:: Exercise description ::
Nothing outside the stretch should be returned: give exactly the lines from the line containing "Write the React, TypeScript" through the line containing "import * as", including both.

:: Exercise materials ::
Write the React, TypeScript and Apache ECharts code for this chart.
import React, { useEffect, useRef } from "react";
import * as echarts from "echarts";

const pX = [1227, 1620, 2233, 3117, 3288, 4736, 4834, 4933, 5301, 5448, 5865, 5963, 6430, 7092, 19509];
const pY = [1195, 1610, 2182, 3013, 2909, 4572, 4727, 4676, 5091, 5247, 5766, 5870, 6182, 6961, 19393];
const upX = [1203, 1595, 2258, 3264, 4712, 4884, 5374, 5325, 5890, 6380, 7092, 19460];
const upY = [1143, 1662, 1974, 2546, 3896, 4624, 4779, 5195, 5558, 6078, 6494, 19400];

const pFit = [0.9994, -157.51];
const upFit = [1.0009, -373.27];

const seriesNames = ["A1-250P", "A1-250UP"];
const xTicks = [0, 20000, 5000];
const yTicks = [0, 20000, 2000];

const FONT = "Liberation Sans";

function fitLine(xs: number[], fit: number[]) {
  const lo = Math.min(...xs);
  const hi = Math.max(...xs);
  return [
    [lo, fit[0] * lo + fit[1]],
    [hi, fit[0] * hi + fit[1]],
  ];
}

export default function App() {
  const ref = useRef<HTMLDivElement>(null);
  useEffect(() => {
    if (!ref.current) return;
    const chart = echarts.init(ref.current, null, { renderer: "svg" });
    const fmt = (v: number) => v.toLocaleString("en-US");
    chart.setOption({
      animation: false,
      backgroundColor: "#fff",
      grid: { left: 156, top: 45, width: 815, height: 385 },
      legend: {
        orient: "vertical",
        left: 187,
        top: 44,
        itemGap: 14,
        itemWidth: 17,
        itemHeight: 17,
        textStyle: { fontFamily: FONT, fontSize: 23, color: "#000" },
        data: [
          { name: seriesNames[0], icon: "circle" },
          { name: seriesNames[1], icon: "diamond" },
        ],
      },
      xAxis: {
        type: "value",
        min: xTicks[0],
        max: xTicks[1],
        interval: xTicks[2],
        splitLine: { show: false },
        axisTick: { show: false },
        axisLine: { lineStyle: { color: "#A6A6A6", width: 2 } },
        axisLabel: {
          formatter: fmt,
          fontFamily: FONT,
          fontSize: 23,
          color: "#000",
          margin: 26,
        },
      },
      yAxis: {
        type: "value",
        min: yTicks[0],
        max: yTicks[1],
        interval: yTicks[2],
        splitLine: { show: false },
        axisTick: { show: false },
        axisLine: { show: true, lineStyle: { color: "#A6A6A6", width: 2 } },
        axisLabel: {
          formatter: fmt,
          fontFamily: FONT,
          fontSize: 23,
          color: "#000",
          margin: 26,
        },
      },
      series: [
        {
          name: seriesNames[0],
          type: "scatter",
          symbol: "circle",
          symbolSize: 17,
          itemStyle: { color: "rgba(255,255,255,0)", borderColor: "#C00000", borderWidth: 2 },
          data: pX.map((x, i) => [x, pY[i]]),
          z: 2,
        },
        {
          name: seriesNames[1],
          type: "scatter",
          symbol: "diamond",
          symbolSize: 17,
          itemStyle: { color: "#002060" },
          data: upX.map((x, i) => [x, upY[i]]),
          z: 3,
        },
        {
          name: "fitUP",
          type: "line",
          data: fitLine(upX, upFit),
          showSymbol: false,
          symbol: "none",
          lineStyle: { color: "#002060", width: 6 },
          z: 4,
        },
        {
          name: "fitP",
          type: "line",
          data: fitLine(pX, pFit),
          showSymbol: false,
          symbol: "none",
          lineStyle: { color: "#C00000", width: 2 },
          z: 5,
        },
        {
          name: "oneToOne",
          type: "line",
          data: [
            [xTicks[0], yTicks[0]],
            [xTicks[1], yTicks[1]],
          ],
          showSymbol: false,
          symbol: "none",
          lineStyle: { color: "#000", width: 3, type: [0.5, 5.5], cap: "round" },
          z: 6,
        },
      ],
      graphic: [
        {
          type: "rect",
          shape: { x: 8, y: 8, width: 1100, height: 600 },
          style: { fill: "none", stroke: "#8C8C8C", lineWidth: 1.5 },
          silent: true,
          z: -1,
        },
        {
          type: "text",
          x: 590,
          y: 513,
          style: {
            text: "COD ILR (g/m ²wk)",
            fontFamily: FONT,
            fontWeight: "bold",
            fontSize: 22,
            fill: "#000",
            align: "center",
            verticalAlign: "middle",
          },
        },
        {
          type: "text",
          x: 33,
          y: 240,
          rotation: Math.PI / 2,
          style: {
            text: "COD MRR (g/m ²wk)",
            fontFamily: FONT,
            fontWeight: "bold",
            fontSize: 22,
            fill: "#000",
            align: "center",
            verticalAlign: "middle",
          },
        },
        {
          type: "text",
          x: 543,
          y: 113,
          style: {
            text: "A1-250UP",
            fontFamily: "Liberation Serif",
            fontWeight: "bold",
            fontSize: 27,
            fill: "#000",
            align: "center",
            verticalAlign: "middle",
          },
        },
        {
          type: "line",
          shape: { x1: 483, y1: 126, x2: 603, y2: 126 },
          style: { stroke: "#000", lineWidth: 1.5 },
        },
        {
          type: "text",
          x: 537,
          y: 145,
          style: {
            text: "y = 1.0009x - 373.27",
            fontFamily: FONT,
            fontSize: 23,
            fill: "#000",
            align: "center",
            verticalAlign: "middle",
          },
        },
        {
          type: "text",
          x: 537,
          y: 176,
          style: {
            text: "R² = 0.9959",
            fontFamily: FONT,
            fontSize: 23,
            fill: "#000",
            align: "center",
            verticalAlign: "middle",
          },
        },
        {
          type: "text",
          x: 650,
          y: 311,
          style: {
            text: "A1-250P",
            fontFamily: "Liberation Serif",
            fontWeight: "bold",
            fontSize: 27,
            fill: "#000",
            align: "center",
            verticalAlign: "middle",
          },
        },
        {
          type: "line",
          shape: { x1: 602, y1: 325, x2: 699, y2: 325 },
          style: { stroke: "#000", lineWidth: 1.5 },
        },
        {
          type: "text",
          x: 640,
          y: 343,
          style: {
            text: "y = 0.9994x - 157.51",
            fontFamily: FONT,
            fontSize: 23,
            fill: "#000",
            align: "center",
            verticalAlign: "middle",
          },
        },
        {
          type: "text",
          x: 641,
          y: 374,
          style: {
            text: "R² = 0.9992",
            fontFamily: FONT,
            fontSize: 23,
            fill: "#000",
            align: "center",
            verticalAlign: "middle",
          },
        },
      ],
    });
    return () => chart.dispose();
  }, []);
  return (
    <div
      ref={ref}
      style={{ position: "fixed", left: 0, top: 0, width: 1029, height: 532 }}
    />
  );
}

==

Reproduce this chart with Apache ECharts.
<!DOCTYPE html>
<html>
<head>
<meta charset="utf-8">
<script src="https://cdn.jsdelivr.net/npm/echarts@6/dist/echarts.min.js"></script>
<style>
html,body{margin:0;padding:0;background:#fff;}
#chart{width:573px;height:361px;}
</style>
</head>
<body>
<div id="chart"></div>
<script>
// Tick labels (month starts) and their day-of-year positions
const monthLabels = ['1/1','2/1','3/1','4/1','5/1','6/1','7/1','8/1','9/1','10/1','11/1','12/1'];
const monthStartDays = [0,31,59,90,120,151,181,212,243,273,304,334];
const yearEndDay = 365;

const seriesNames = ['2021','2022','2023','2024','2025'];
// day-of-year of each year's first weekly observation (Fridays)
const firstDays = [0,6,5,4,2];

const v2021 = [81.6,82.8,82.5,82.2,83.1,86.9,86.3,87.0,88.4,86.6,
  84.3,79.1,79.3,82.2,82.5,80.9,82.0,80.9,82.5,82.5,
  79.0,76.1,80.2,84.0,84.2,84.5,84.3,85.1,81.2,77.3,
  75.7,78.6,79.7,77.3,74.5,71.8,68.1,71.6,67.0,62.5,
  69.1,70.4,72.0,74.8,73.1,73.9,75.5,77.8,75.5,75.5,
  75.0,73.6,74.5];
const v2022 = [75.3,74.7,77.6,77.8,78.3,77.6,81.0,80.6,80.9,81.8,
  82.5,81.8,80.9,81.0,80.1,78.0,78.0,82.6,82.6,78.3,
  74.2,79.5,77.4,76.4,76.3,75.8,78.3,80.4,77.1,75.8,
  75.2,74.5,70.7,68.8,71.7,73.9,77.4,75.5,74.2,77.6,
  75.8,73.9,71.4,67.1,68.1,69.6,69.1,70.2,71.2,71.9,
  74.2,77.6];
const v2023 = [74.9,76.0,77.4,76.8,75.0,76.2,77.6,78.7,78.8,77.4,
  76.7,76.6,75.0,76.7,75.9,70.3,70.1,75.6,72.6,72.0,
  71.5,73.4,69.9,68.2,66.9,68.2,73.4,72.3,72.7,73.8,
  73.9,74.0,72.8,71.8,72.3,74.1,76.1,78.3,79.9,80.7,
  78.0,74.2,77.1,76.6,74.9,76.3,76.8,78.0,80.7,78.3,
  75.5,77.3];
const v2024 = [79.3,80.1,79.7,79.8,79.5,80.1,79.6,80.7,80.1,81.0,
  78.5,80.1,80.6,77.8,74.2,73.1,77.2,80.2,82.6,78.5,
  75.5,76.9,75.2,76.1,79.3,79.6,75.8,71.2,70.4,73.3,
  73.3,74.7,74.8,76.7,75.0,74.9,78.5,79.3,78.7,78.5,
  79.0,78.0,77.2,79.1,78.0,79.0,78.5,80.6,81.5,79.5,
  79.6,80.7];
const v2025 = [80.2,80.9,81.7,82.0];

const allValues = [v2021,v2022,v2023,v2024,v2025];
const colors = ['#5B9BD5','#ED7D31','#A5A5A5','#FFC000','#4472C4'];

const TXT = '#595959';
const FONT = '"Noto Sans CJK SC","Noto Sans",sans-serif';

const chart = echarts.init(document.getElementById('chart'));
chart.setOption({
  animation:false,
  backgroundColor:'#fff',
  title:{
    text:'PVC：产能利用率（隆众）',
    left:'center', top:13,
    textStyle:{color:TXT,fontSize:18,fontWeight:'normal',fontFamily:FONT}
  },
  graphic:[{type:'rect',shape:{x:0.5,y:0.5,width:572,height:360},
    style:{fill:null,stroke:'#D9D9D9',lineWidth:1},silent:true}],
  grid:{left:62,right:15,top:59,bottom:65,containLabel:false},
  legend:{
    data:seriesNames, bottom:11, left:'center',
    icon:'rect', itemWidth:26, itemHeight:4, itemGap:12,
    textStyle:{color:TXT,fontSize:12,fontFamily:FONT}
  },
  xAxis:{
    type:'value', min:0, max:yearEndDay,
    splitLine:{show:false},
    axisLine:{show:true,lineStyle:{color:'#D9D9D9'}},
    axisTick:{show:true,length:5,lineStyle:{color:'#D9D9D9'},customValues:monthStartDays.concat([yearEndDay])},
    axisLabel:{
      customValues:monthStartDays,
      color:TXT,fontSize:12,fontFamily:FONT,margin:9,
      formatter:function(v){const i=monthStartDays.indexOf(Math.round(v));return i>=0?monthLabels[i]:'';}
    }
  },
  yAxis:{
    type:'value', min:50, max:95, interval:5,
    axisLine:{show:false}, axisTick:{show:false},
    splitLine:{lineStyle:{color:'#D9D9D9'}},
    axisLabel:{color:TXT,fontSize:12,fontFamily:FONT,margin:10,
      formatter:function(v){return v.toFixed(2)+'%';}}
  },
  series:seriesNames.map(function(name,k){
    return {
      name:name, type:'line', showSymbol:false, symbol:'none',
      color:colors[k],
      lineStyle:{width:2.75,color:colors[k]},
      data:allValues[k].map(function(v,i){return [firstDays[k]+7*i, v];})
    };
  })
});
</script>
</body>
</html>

:: Completed task ::
Write the React, TypeScript and Apache ECharts code for this chart.
import React, { useEffect, useRef } from "react";
import * as echarts from "echarts";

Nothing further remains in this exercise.